Why I Moved to Dallas All On My Own
Updated: Jul 3
I get this question way more than I ever thought I would. So I figured what better way to open up on the greatest adventure of my life than writing it on this platform that I love so much.
For me, growing up-I moved around quite a bit.
Some background on that: I was born in Atlanta, moved to Nashville, back to Atlanta then to Houston and finally to West Palm Beach before choosing to call Tuscaloosa, Alabama home for college. When I was younger I hated moving, I thought it was the worst thing ever and felt like my parents were "ruining my life". (If you couldn't already guess- I was always a drama queen). When I was looking at colleges I realized that I was looking at anywhere that was far away from "home" to start this new chapter. Because for me "home" wasn't West Palm Beach,FL. I had a piece of home in Atlanta, Nashville and Houston too. I realized because of how I grew up I was able to go and explore new cities and be in new places so easily-which I know isn't very easy for most people.
I realized that all of those moves and starting overs were huge blessings and allowed me to make friends all over the place and also learn how to start over, make new friends and make the most of every situation.
So while most of my friends knew that after their adventures in Alabama ended, they would be headed back to their comfort zone and going home- I knew I wanted this next chapter to be new again. I'm young. I'm 23 and already have 5 states and a few cities under my belt- why not add another one after graduation?
I looked back at the southern life I had lived the past 22 years and realized I loved the south and hated the cold. So immediately I knew I had to be looking for jobs south of Tennessee and no West of Texas. That was my "comfort zone" but within that area there was still so much to explore. My next thought was- well that is still a pretty big area- can we make it any smaller? And I thought about every place I had lived and knew that Texas had been my favorite and that that was where I wanted to be.
When the job search came senior year the stars aligned with me applying for a job that had an office location in Dallas. THEN when I got the job they told me that I got my first pick in locations and would be at the Dallas office-SCORE!
I had never even been to Dallas before accepting my job offer. It was the job I waned, the change of scenery I wanted and I couldn't be more excited. Plus, I hadn't heard anything bad about it, so why not?
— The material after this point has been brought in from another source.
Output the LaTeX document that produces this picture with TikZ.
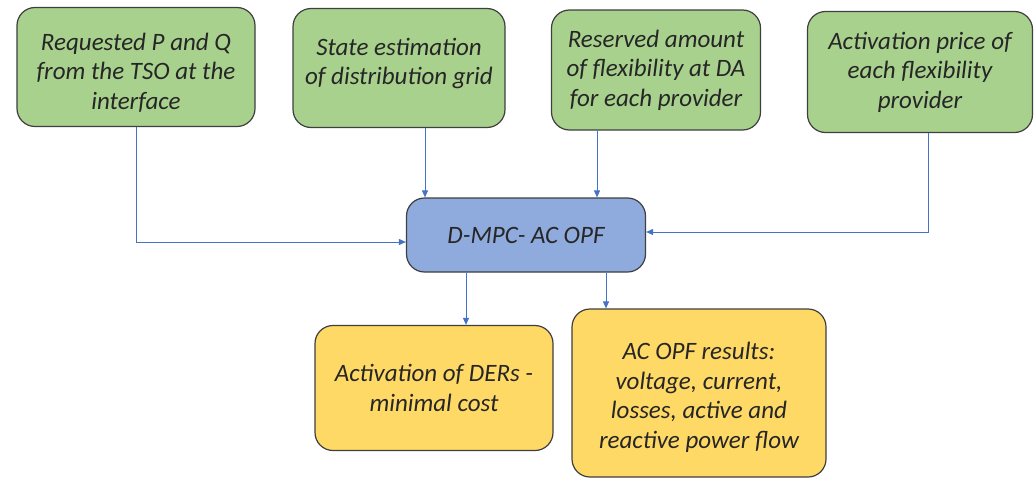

Before you ask- why not move to Houston to be with Alec?
Something we established VERY early into our relationship (I'm talking a month into our relationship-in 12th grade). We knew that we were SO young and that we still had so much life ahead of us. And with that being said, we chose different colleges because we chose where we EACH wanted to go. I wanted big school big football big everything, Alec wanted more 1:1 learning, a smaller community and a faith-based education. Nothing wrong with either- we were different people and wanted different things out of our college experiences. Plus, I am being a bit dramatic- we were only an hour away from each other so we saw each other quite a bit :) BUT when you're dating in high school, it feels like there's a lot of pressure to follow your person to college. We knew we loved each other and would make it work no matter where we went.
That still held true after graduation. I won't lie, we were both pretty bummed we'd be doing long distance again. But Alec knew how much I wanted my job and because of that he encouraged me to sign my offer the day I got it. We know we will be in the same city when we are supposed to be.
I'm 23. I didn't want to make a decision around a boy, no matter how much I love him. And he wasn't asking me to. Alec truly always wants what is best for ME, and for that I am so grateful. I couldn't imagine anyone more supportive.. okay I am getting. sidetracked here.
All of this to say, I have always been a very independent person and adventure lover. My favorite thing is making new friends, trying new places, exploring, traveling, all the fun things that come with new places. Dallas has let this blog blossom, given me countless memories, the most amazing friends and the greatest year already. I can't wait to see what else is in store!
I chose Dallas for so many reasons, but I know Dallas chose me too :) So with that- cheers and happy 1 year anniversary to the best city!